== Task statement ==
Print each line exactly as it is given.

· · · · ·

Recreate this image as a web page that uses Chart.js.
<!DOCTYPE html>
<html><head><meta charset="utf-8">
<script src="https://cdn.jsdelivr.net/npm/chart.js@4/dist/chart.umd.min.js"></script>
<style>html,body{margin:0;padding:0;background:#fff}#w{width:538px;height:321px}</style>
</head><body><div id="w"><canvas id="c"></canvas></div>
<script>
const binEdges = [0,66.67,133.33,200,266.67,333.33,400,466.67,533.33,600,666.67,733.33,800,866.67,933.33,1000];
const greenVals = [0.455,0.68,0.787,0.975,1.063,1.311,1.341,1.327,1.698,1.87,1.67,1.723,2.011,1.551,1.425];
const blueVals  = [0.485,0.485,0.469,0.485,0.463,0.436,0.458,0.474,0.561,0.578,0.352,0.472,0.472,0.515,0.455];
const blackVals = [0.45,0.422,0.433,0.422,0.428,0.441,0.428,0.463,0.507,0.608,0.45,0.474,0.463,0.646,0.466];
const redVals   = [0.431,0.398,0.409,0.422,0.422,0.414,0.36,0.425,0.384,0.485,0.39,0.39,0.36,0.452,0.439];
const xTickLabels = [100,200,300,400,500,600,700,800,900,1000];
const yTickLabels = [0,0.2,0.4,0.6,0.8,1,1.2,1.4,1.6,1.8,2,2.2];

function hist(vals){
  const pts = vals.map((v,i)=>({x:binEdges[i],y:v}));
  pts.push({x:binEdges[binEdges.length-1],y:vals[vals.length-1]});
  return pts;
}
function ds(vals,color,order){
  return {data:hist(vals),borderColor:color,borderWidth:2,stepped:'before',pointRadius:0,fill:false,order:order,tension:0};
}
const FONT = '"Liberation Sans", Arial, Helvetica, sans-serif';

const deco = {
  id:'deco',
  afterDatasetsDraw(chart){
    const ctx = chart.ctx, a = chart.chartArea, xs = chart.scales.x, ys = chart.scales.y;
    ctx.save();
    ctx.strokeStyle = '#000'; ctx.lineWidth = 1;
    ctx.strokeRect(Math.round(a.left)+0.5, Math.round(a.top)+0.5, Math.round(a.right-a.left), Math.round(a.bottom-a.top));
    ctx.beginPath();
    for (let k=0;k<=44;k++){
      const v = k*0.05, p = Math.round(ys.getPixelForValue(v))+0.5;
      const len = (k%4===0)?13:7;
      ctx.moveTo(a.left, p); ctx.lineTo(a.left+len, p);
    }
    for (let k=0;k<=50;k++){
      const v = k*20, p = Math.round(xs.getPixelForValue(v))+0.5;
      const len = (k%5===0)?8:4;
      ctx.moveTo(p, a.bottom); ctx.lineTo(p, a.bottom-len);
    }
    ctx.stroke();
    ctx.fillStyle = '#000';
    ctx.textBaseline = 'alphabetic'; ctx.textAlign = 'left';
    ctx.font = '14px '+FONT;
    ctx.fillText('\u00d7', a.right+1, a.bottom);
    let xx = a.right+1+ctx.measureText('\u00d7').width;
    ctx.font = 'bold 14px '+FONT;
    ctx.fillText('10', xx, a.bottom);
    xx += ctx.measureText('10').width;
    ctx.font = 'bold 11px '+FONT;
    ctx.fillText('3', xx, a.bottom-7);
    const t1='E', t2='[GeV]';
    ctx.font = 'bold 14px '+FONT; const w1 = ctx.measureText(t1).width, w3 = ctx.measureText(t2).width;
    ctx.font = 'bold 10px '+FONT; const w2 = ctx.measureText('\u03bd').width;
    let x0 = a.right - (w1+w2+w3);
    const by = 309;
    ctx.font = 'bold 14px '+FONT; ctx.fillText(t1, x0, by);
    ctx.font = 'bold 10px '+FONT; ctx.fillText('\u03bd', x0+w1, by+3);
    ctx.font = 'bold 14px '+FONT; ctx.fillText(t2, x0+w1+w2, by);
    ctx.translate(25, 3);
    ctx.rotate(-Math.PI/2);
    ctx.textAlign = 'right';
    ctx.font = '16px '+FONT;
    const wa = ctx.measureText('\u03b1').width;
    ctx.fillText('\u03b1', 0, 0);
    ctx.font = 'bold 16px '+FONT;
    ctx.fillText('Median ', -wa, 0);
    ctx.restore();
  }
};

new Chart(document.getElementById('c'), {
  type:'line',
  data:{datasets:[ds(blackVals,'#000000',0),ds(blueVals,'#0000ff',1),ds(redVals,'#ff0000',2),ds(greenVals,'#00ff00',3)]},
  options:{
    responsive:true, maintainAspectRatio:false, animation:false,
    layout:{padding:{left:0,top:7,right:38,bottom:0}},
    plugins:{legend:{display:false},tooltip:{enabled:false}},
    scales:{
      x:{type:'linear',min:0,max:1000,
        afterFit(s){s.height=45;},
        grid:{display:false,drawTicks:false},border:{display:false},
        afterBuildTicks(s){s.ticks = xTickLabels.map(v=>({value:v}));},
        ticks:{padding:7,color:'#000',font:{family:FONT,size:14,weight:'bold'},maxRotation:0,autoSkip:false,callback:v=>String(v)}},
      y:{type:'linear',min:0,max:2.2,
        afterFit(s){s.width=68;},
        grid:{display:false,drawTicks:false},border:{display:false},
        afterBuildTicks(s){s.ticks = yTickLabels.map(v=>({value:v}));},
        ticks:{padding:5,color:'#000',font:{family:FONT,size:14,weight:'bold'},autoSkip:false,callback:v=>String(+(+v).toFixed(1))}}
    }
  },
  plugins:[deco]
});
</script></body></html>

· · · · ·

== Reply ==
Recreate this image as a web page that uses Chart.js.
<!DOCTYPE html>
<html><head><meta charset="utf-8">
<script src="https://cdn.jsdelivr.net/npm/chart.js@4/dist/chart.umd.min.js"></script>
<style>html,body{margin:0;padding:0;background:#fff}#w{width:538px;height:321px}</style>
</head><body><div id="w"><canvas id="c"></canvas></div>
<script>
const binEdges = [0,66.67,133.33,200,266.67,333.33,400,466.67,533.33,600,666.67,733.33,800,866.67,933.33,1000];
const greenVals = [0.455,0.68,0.787,0.975,1.063,1.311,1.341,1.327,1.698,1.87,1.67,1.723,2.011,1.551,1.425];
const blueVals  = [0.485,0.485,0.469,0.485,0.463,0.436,0.458,0.474,0.561,0.578,0.352,0.472,0.472,0.515,0.455];
const blackVals = [0.45,0.422,0.433,0.422,0.428,0.441,0.428,0.463,0.507,0.608,0.45,0.474,0.463,0.646,0.466];
const redVals   = [0.431,0.398,0.409,0.422,0.422,0.414,0.36,0.425,0.384,0.485,0.39,0.39,0.36,0.452,0.439];
const xTickLabels = [100,200,300,400,500,600,700,800,900,1000];
const yTickLabels = [0,0.2,0.4,0.6,0.8,1,1.2,1.4,1.6,1.8,2,2.2];

function hist(vals){
  const pts = vals.map((v,i)=>({x:binEdges[i],y:v}));
  pts.push({x:binEdges[binEdges.length-1],y:vals[vals.length-1]});
  return pts;
}
function ds(vals,color,order){
  return {data:hist(vals),borderColor:color,borderWidth:2,stepped:'before',pointRadius:0,fill:false,order:order,tension:0};
}
const FONT = '"Liberation Sans", Arial, Helvetica, sans-serif';

const deco = {
  id:'deco',
  afterDatasetsDraw(chart){
    const ctx = chart.ctx, a = chart.chartArea, xs = chart.scales.x, ys = chart.scales.y;
    ctx.save();
    ctx.strokeStyle = '#000'; ctx.lineWidth = 1;
    ctx.strokeRect(Math.round(a.left)+0.5, Math.round(a.top)+0.5, Math.round(a.right-a.left), Math.round(a.bottom-a.top));
    ctx.beginPath();
    for (let k=0;k<=44;k++){
      const v = k*0.05, p = Math.round(ys.getPixelForValue(v))+0.5;
      const len = (k%4===0)?13:7;
      ctx.moveTo(a.left, p); ctx.lineTo(a.left+len, p);
    }
    for (let k=0;k<=50;k++){
      const v = k*20, p = Math.round(xs.getPixelForValue(v))+0.5;
      const len = (k%5===0)?8:4;
      ctx.moveTo(p, a.bottom); ctx.lineTo(p, a.bottom-len);
    }
    ctx.stroke();
    ctx.fillStyle = '#000';
    ctx.textBaseline = 'alphabetic'; ctx.textAlign = 'left';
    ctx.font = '14px '+FONT;
    ctx.fillText('\u00d7', a.right+1, a.bottom);
    let xx = a.right+1+ctx.measureText('\u00d7').width;
    ctx.font = 'bold 14px '+FONT;
    ctx.fillText('10', xx, a.bottom);
    xx += ctx.measureText('10').width;
    ctx.font = 'bold 11px '+FONT;
    ctx.fillText('3', xx, a.bottom-7);
    const t1='E', t2='[GeV]';
    ctx.font = 'bold 14px '+FONT; const w1 = ctx.measureText(t1).width, w3 = ctx.measureText(t2).width;
    ctx.font = 'bold 10px '+FONT; const w2 = ctx.measureText('\u03bd').width;
    let x0 = a.right - (w1+w2+w3);
    const by = 309;
    ctx.font = 'bold 14px '+FONT; ctx.fillText(t1, x0, by);
    ctx.font = 'bold 10px '+FONT; ctx.fillText('\u03bd', x0+w1, by+3);
    ctx.font = 'bold 14px '+FONT; ctx.fillText(t2, x0+w1+w2, by);
    ctx.translate(25, 3);
    ctx.rotate(-Math.PI/2);
    ctx.textAlign = 'right';
    ctx.font = '16px '+FONT;
    const wa = ctx.measureText('\u03b1').width;
    ctx.fillText('\u03b1', 0, 0);
    ctx.font = 'bold 16px '+FONT;
    ctx.fillText('Median ', -wa, 0);
    ctx.restore();
  }
};

new Chart(document.getElementById('c'), {
  type:'line',
  data:{datasets:[ds(blackVals,'#000000',0),ds(blueVals,'#0000ff',1),ds(redVals,'#ff0000',2),ds(greenVals,'#00ff00',3)]},
  options:{
    responsive:true, maintainAspectRatio:false, animation:false,
    layout:{padding:{left:0,top:7,right:38,bottom:0}},
    plugins:{legend:{display:false},tooltip:{enabled:false}},
    scales:{
      x:{type:'linear',min:0,max:1000,
        afterFit(s){s.height=45;},
        grid:{display:false,drawTicks:false},border:{display:false},
        afterBuildTicks(s){s.ticks = xTickLabels.map(v=>({value:v}));},
        ticks:{padding:7,color:'#000',font:{family:FONT,size:14,weight:'bold'},maxRotation:0,autoSkip:false,callback:v=>String(v)}},
      y:{type:'linear',min:0,max:2.2,
        afterFit(s){s.width=68;},
        grid:{display:false,drawTicks:false},border:{display:false},
        afterBuildTicks(s){s.ticks = yTickLabels.map(v=>({value:v}));},
        ticks:{padding:5,color:'#000',font:{family:FONT,size:14,weight:'bold'},autoSkip:false,callback:v=>String(+(+v).toFixed(1))}}
    }
  },
  plugins:[deco]
});
</script></body></html>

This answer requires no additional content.